Opinion
S05A1292, S05A1293.
DECIDED OCTOBER 24, 2005. RECONSIDERATION DENIED NOVEMBER 21, 2005.
Mandamus. Gwinnett Superior Court. Before Judge Turner.
Gottfried A. Kappelmeier, pro se. Thurbert E. Baker, Attorney General, Rebecca S. Mick, Kristin L. Miller, Assistant Attorneys General, for appellee.
Gottfried A. Kappelmeier brought this mandamus action against Judge Richard T. Winegarden, seeking an order directing the judge to vacate the judgment he entered against Kappelmeier in another case. Judge Winegarden moved to dismiss the petition and Judge Debra K. Turner granted the motion. Three weeks later, Kappelmeier filed an "emergency motion" to recuse Judge Turner. The motion was denied and Kappelmeier appealed. We find no error and affirm.
1. An extraordinary writ, such as a writ of mandamus, does not lie to compel a judge to vacate an order or judgment where there is a right to judicial review of the judge's ruling. Ford Motor Co. v. Lawrence, 279 Ga. 284, 285 ( 612 SE2d 301) (2005); Kappelmeier v. Iannazzone, 279 Ga. 131 (2) ( 610 SE2d 60) (2005). It follows that the superior court did not err in dismissing the petition and refusing to grant a mandamus nisi.
2. The superior court was not required to render findings of fact and conclusions of law in dismissing the petition for mandamus. Kappelmeier v. Iannazzone, supra at 132 (3).
3. Kappelmeier contends Judge Turner erred in denying the motion to recuse without referring the matter to another judge for a hearing. We disagree. "When a motion to recuse is [presented, the judge can rule on] the timeliness of the motion and the legal sufficiency of the affidavit," Birt v. State, 256 Ga. 483, 484 (1) ( 350 SE2d 241) (1986), and, "it is as much the duty of a judge not to grant the motion to recuse when the motion is legally insufficient as it is to recuse when the motion is meritorious." (Citation and punctuation omitted.) Henderson v. McVay, 269 Ga. 7, 9 (2) ( 494 SE2d 653) (1998).
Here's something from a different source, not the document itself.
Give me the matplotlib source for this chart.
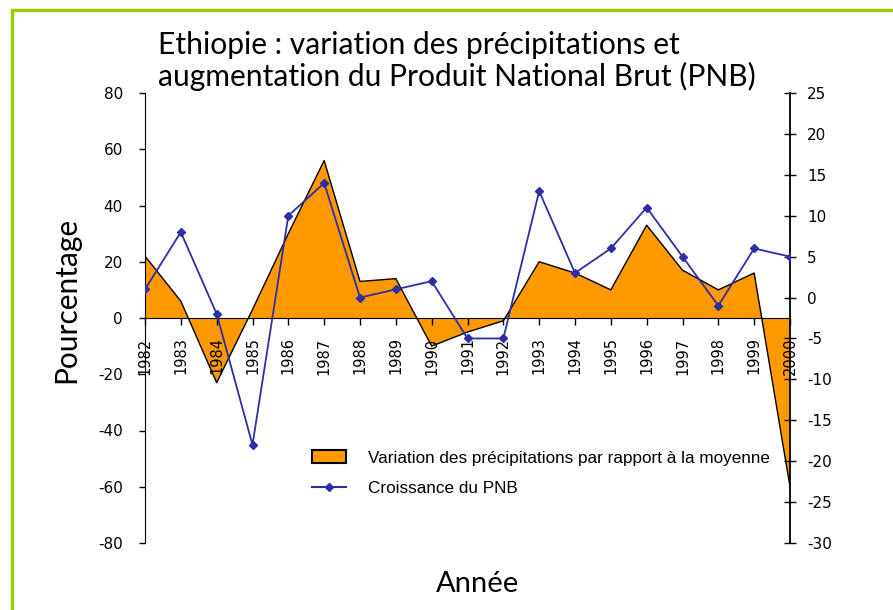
import matplotlib
matplotlib.use('Agg')
import matplotlib.pyplot as plt
from matplotlib.patches import Rectangle, Patch
from matplotlib.lines import Line2D

plt.rcParams['axes.unicode_minus'] = False

years = [1982, 1983, 1984, 1985, 1986, 1987, 1988, 1989, 1990, 1991,
         1992, 1993, 1994, 1995, 1996, 1997, 1998, 1999, 2000]
year_labels = [str(y) for y in years]
# variation des precipitations (%), axe de gauche
precip = [22, 6, -23, 3, 30, 56, 13, 14, -10, -5,
          -1, 20, 16, 10, 33, 17, 10, 16, -60]
# croissance du PNB (%), axe de droite
pnb = [1, 8, -2, -18, 10, 14, 0, 1, 2, -5,
       -5, 13, 3, 6, 11, 5, -1, 6, 5]

left_ticks = [80, 60, 40, 20, 0, -20, -40, -60, -80]
right_ticks = [25, 20, 15, 10, 5, 0, -5, -10, -15, -20, -25, -30]

orange = '#FF9900'
blue = '#2E2EA6'
tick_font = 'DejaVu Sans'
title_font = ['Lato', 'DejaVu Sans']
legend_font = ['Liberation Sans', 'DejaVu Sans']

fig = plt.figure(figsize=(8.93, 6.10), dpi=100)
ax = fig.add_axes([145/893, 1-543/610, 645/893, 450/610])

ax.fill_between(years, precip, 0, facecolor=orange, edgecolor='none', zorder=1)
ax.plot(years, precip, color='black', lw=1.0, zorder=2)
ax.set_xlim(years[0], years[-1])
ax.set_ylim(-80, 80)
ax.set_yticks(left_ticks)
ax.set_yticklabels([str(t) for t in left_ticks], fontfamily=tick_font, fontsize=11)
ax.tick_params(axis='y', direction='out', length=4, width=1, pad=12)

ax.spines['bottom'].set_position(('data', 0))
ax.spines['bottom'].set_zorder(3)
ax.spines['top'].set_visible(False)
ax.spines['right'].set_visible(False)
ax.set_xticks(years)
ax.set_xticklabels(year_labels, rotation=90, fontfamily=tick_font, fontsize=10.5)
ax.tick_params(axis='x', direction='out', length=5, width=1, pad=9)

ax2 = ax.twinx()
ax2.plot(years, pnb, color=blue, lw=1.3, marker='D', markersize=4.5,
         markerfacecolor=blue, markeredgecolor=blue, zorder=4)
ax2.set_ylim(-30, 25)
ax2.set_yticks(right_ticks)
ax2.set_yticklabels([str(t) for t in right_ticks], fontfamily=tick_font, fontsize=11)
ax2.tick_params(axis='y', direction='inout', length=9, width=1, pad=8)
for s in ['top', 'bottom', 'left']:
    ax2.spines[s].set_visible(False)
ax2.spines['right'].set_linewidth(1.3)

fig.text(66/893, 1-300/610, 'Pourcentage', fontfamily=title_font, fontsize=21.5,
         rotation=90, ha='center', va='center')
fig.text(478/893, 1-584/610, 'Année', fontfamily=title_font, fontsize=21,
         ha='center', va='center')
fig.text(158/893, 1-31/610,
         'Ethiopie : variation des précipitations et\naugmentation du Produit National Brut (PNB)',
         fontfamily=title_font, fontsize=21.6, ha='left', va='top', linespacing=1.1)

handles = [Patch(facecolor=orange, edgecolor='black', lw=1.5),
           Line2D([], [], color=blue, lw=1.5, marker='D', markersize=4.5)]
labels = ['Variation des précipitations par rapport à la moyenne', 'Croissance du PNB']
fig.legend(handles, labels, loc='upper left', bbox_to_anchor=(297/893, 1-435/610),
           frameon=False, prop={'family': legend_font, 'size': 12.3},
           handlelength=1.95, handleheight=0.8, handletextpad=1.3, labelspacing=0.85)

fig.add_artist(Rectangle((12/893, -0.1), 1.2, 1.1 - 10/610, transform=fig.transFigure,
                         fill=False, edgecolor='#99CC00', lw=2.5))

fig.savefig('out.png', dpi=100)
Uniform Superior Court Rule 25.1 requires that a motion to recuse be filed within five days after first learning of the facts for recusal, and not later than ten days before a hearing or trial, unless good cause is shown for the failure to meet the time requirements. In this case, the motion was untimely because it was filed three weeks after Judge Turner ruled on the motion to dismiss and Kappelmeier offered no reason for the delay. Moreover, the motion was not supported by facts which would lead a reasonable person to conclude that Judge Turner harbored a bias, which stemmed from an extrajudicial source, and which interfered with an impartial judgment. See Berry v. State, 267 Ga. 605, 607 (3) ( 481 SE2d 203) (1997); McBride v. State, 213 Ga. App. 857, 859 (4) ( 446 SE2d 193) (1994).
Judgment affirmed. All the Justices concur.